We are assisted in our deliberations upon this case by very helpful and well-documented briefs by the American Civil Liberties Union, the American Federation of Labor and Congress of Industrial Organizations, the National Association for the Advancement of Colored People, and the United Automobile, Aerospace & Agricultural Implement Workers of America (AFL-CIO), as amici curiae.

On the subject of fair and impartial representation the Board insists upon the per se approach. Like all clichés and short cuts in the law, designed to make life easy for the judicial officer who has to make the decisions, this merely eliminates the thinking process necessary to get at the root of the matter. Did both the Union and the Company believe in good faith that Section 8 of the collective bargaining agreement, fairly interpreted, meant that an employee, who was entitled to a leave of absence between April 15 and October 15 to "maintain his full seniority rights during that period," forfeited such rights by taking a longer leave of absence? If so, it is difficult to perceive any "discrimination" against Lopuch, as this interpretation, which seems to us far from unreasonable, particularly if made by laymen and not by lawyers, taking into consideration the purpose of said Section 8, applies equally to all employees, union and non-union alike. And yet there are no findings whatever on this subject in the record, either with respect to the Union or the Company, by the Trial Examiner or by the Board.

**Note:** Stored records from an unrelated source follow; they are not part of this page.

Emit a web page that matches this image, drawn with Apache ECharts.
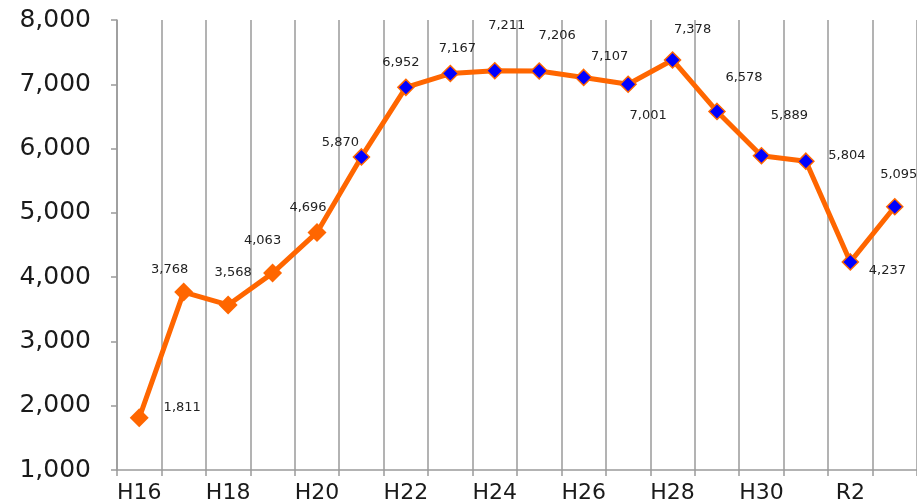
<!DOCTYPE html>
<html><head><meta charset="utf-8">
<script src="https://cdn.jsdelivr.net/npm/echarts@6/dist/echarts.min.js"></script>
<style>html,body{margin:0;padding:0;background:#fff}#c{width:917px;height:504px}</style>
</head><body><div id="c"></div>
<script>
const categories = ['H16','H17','H18','H19','H20','H21','H22','H23','H24','H25','H26','H27','H28','H29','H30','H31','R2','R3'];
const values = [1811,3768,3568,4063,4696,5870,6952,7167,7211,7206,7107,7001,7378,6578,5889,5804,4237,5095];
const yTicks = {min:1000, max:8000, interval:1000};
// label offsets (px) relative to each point centre
const labelOffsets = [[43,-10],[-14,-22],[5,-32],[-10,-32],[-9,-25],[-21,-14],[-5,-25],[7,-25],[12,-45],[18,-35],[26,-21],[20,31],[20,-30],[27,-34],[28,-40],[41,-6],[37,9],[4,-32]];
const orangeCount = 5;

const chart = echarts.init(document.getElementById('c'));
const fontFam = '"DejaVu Sans", sans-serif';
chart.setOption({
  animation:false,
  grid:{left:117, right:0, top:20, bottom:34, containLabel:false},
  xAxis:{
    type:'category', data:categories, boundaryGap:true,
    axisLine:{lineStyle:{color:'#9a9a9a', width:1.5}},
    axisTick:{show:true, interval:0, length:6, lineStyle:{color:'#9a9a9a', width:1.5}},
    axisLabel:{interval:1, color:'#1a1a1a', fontSize:22, fontFamily:fontFam, margin:12},
    splitLine:{show:true, interval:0, lineStyle:{color:'#9a9a9a', width:1.5}}
  },
  yAxis:{
    type:'value', min:yTicks.min, max:yTicks.max, interval:yTicks.interval,
    axisLine:{show:true, lineStyle:{color:'#9a9a9a', width:1.5}},
    axisTick:{show:true, length:6, lineStyle:{color:'#9a9a9a', width:1.5}},
    axisLabel:{color:'#1a1a1a', fontSize:25, fontFamily:fontFam, margin:26,
      formatter:v=>v.toLocaleString('en-US')},
    splitLine:{show:false}
  },
  series:[{
    type:'line',
    data:values.map((v,i)=>({
      value:v,
      symbol:'diamond',
      symbolSize: i<orangeCount ? 19 : 16,
      itemStyle: i<orangeCount ? {color:'#ff6600', borderColor:'#ff6600', borderWidth:0}
                                : {color:'#0000ff', borderColor:'#ff6600', borderWidth:1.5},
      label:{offset:labelOffsets[i]}
    })),
    lineStyle:{color:'#ff6600', width:5},
    label:{show:true, position:'inside', align:'center', verticalAlign:'middle',
      color:'#222', fontSize:13, fontFamily:fontFam,
      formatter:p=>p.value.toLocaleString('en-US')},
    z:3
  }]
});
</script></body></html>
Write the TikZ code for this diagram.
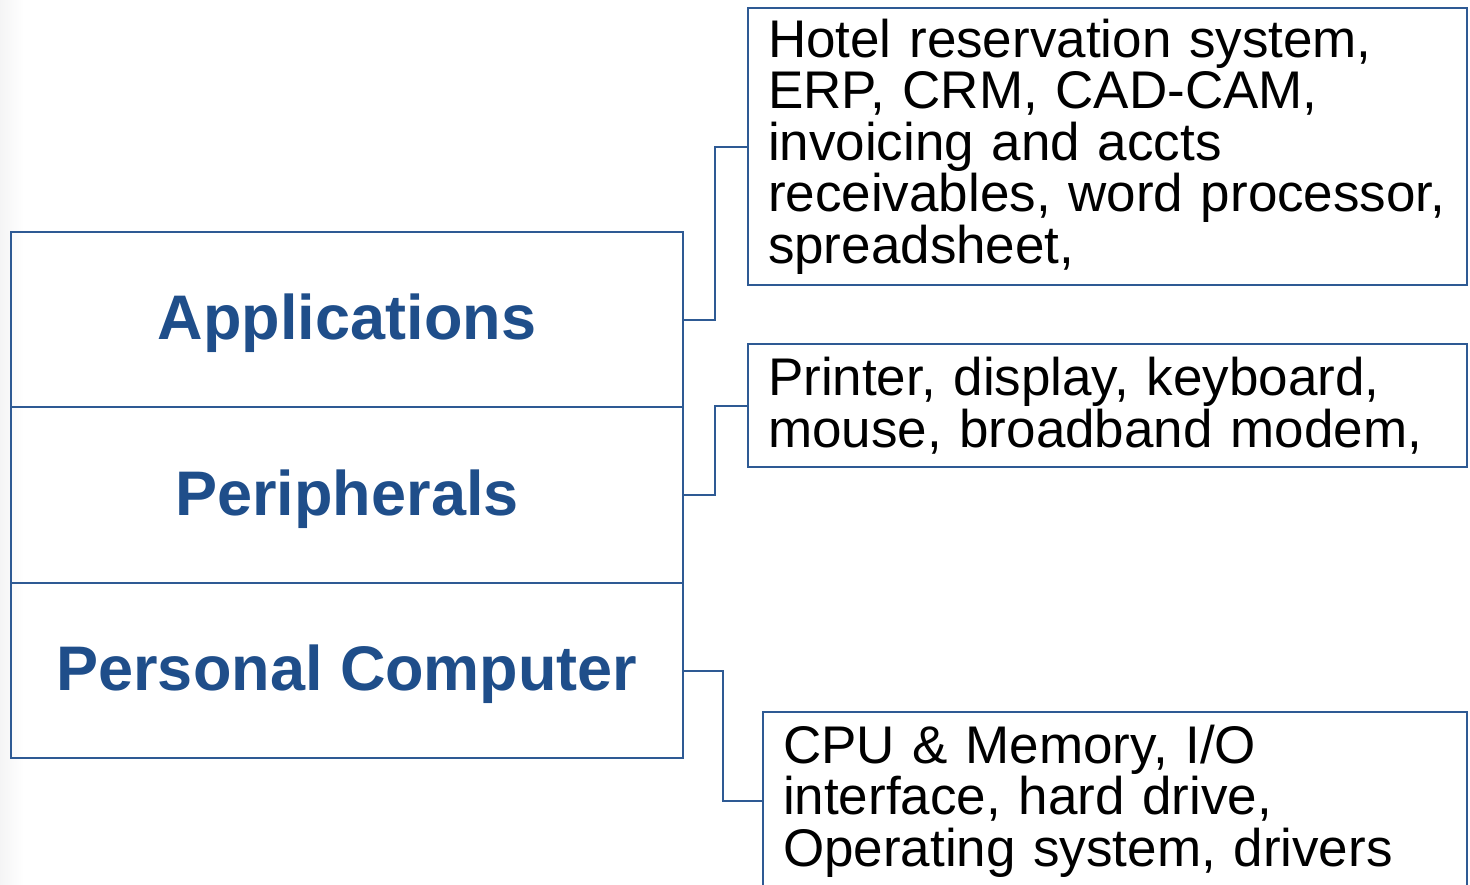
\documentclass[tikz,border=0pt]{standalone}
\usepackage{fontspec}
\setmainfont{Liberation Sans}
\usetikzlibrary{positioning}
\definecolor{layerblue}{RGB}{31,78,138}
\definecolor{edgeblue}{RGB}{46,90,148}
\hyphenpenalty=10000

\begin{document}
\begin{tikzpicture}
[x=1pt, y=-1pt,
% STYLES
every node/.style={outer sep=0pt},
% The layer style is used for the stacked boxes on the left
layer/.style={rectangle, draw=edgeblue, line width=2pt, minimum width=672pt, minimum height=175.5pt, text height=45pt, text depth=5pt, text=layerblue, font=\fontsize{63}{63}\selectfont\bfseries},
% The detail style is used for the boxes with the examples
detail/.style={rectangle, draw=edgeblue, line width=2pt, inner xsep=20pt, inner ysep=0pt, align=left, font=\fontsize{53}{51.5}\selectfont},
link/.style={draw=edgeblue, line width=2pt}]

\useasboundingbox (0,0) rectangle (1470,884);
\clip (0,0) rectangle (1470,884);
\shade [left color=blue!4!gray!8, right color=white] (0,0) rectangle (24,884);

% Draw layers
\node [layer] (apps) at (347,319.5) {Applications};
\node [layer, below=0pt of apps] (periph) {Peripherals};
\node [layer, below=0pt of periph] (pc) {Personal Computer};

% Draw details
\node [detail, anchor=north west, text width=679pt, minimum height=277pt] (software) at (748,8)
  {Hotel reservation system,\\ERP, CRM, CAD-CAM,\\invoicing and accts\\receivables, word processor,\\spreadsheet,};
\node [detail, anchor=north west, text width=679pt, minimum height=123pt] (devices) at (748,344)
  {Printer, display, keyboard,\\mouse, broadband modem,};
\node [detail, anchor=north west, text width=664pt, minimum height=178pt] (hardware) at (763,712)
  {CPU \& Memory, I/O\\interface, hard drive,\\Operating system, drivers};

\draw [link] (apps.east) -- ++(32,0) |- (software.west);
\draw [link] (periph.east) -- ++(32,0) |- (devices.west);
\draw [link] (pc.east) -- ++(40,0) |- (hardware.west);

\end{tikzpicture}
\end{document}
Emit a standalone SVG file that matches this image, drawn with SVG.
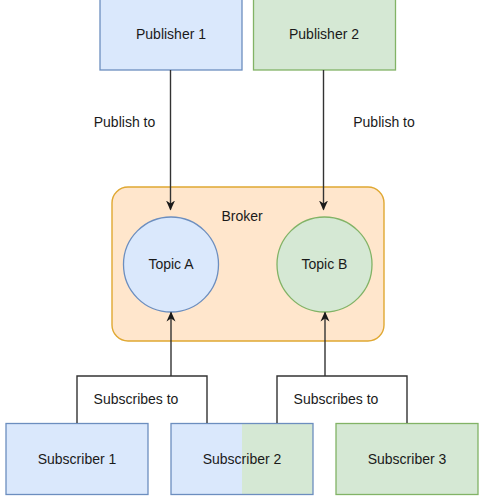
<svg xmlns="http://www.w3.org/2000/svg" width="483" height="499" viewBox="0 0 483 499">
<defs>
<style>
text{font-family:"Liberation Sans",Arial,sans-serif;font-size:14px;fill:#1a1a1a;text-anchor:middle;dominant-baseline:central}
.blue{fill:#dae8fc;stroke:#6c8ebf;stroke-width:1.3}
.green{fill:#d5e8d4;stroke:#82b366;stroke-width:1.3}
.edge{fill:none;stroke:#333333;stroke-width:1.4}
</style>
<marker id="arr" viewBox="0 0 10 10" refX="9" refY="5" markerWidth="10" markerHeight="10" markerUnits="userSpaceOnUse" orient="auto">
<path d="M0,0.5 L10,5 L0,9.5 L3,5 Z" fill="#1a1a1a"/>
</marker>
</defs>
<rect width="483" height="499" fill="#ffffff"/>
<g id="broker">
<rect x="112" y="187" width="272" height="154" rx="16" ry="16" fill="#ffe6cc" stroke="#e0a832" stroke-width="1.4"/>
<text x="242" y="216">Broker</text>
</g>
<g id="publisher1">
<rect class="blue" x="100" y="-2" width="142" height="72"/>
<text x="171" y="34">Publisher 1</text>
</g>
<g id="publisher2">
<rect class="green" x="253.5" y="-2" width="142" height="72"/>
<text x="324" y="34">Publisher 2</text>
</g>
<g id="topicA">
<circle class="blue" cx="171" cy="264.5" r="47.5"/>
<text x="171" y="264">Topic A</text>
</g>
<g id="topicB">
<circle class="green" cx="324.5" cy="264.5" r="47.5"/>
<text x="324.5" y="264">Topic B</text>
</g>
<g id="subscriber1">
<rect class="blue" x="6" y="423.5" width="142" height="71"/>
<text x="77" y="459">Subscriber 1</text>
</g>
<g id="subscriber2">
<rect x="171" y="423.5" width="71" height="71" fill="#dae8fc"/>
<rect x="242" y="423.5" width="71" height="71" fill="#d5e8d4"/>
<rect x="171" y="423.5" width="142" height="71" fill="none" stroke="#6c8ebf" stroke-width="1.3"/>
<text x="242" y="459">Subscriber 2</text>
</g>
<g id="subscriber3">
<rect class="green" x="336" y="423.5" width="142" height="71"/>
<text x="407" y="459">Subscriber 3</text>
</g>
<g id="connectors">
<path class="edge" d="M170.5,70 V209.5" marker-end="url(#arr)"/>
<path class="edge" d="M323.5,70 V209.5" marker-end="url(#arr)"/>
<path class="edge" d="M77,423 V376 H207 V423"/>
<path class="edge" d="M171,376 V312.5" marker-end="url(#arr)"/>
<path class="edge" d="M277,423 V376 H407 V423"/>
<path class="edge" d="M325,376 V312.5" marker-end="url(#arr)"/>
<text x="124.5" y="122">Publish to</text>
<text x="384" y="122">Publish to</text>
<text x="136" y="399">Subscribes to</text>
<text x="336" y="399">Subscribes to</text>
</g>
</svg>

Thus, even if we were disposed to agree with the Board on the principal law question in the case, we would disagree with its conclusion that the Union, on the meager facts in the record, had taken against Lopuch "hostile action, for irrelevant, unfair or invidious reasons," and we would feel constrained to remand the case to the Board for the taking of further evidence and the making of additional findings of fact. In other words, having requested the Supreme Court to vacate the proceedings already had, and then having adopted an entirely new approach to the case on the basis of issues not previously litigated, the Board insisted upon pursuing its per se theory and took no further proofs but made a new decision on the basis of the old record. We cannot approve of this.

Further proceedings, however, will be wholly unnecessary if we adopt, as we shall, the view of the dissenting members of the Board to the effect that discrimination for reasons wholly unrelated to "union membership, loyalty, the acknowledgment of union authority, or the performance of union obligations," is not sufficient to support findings of violations of Sections 8(a) (3), 8(a) (1), 8(b) (2) and 8(b) (1) (A) of the Act, 29 U.S.C. § 151 et seq., as amended. Accordingly, we turn to the discussion of the considerations affecting our decision of that controlling question of interpretation of the Act, and especially of Sections 7, 8 and 9, including the various subsections and subdivisions thereof.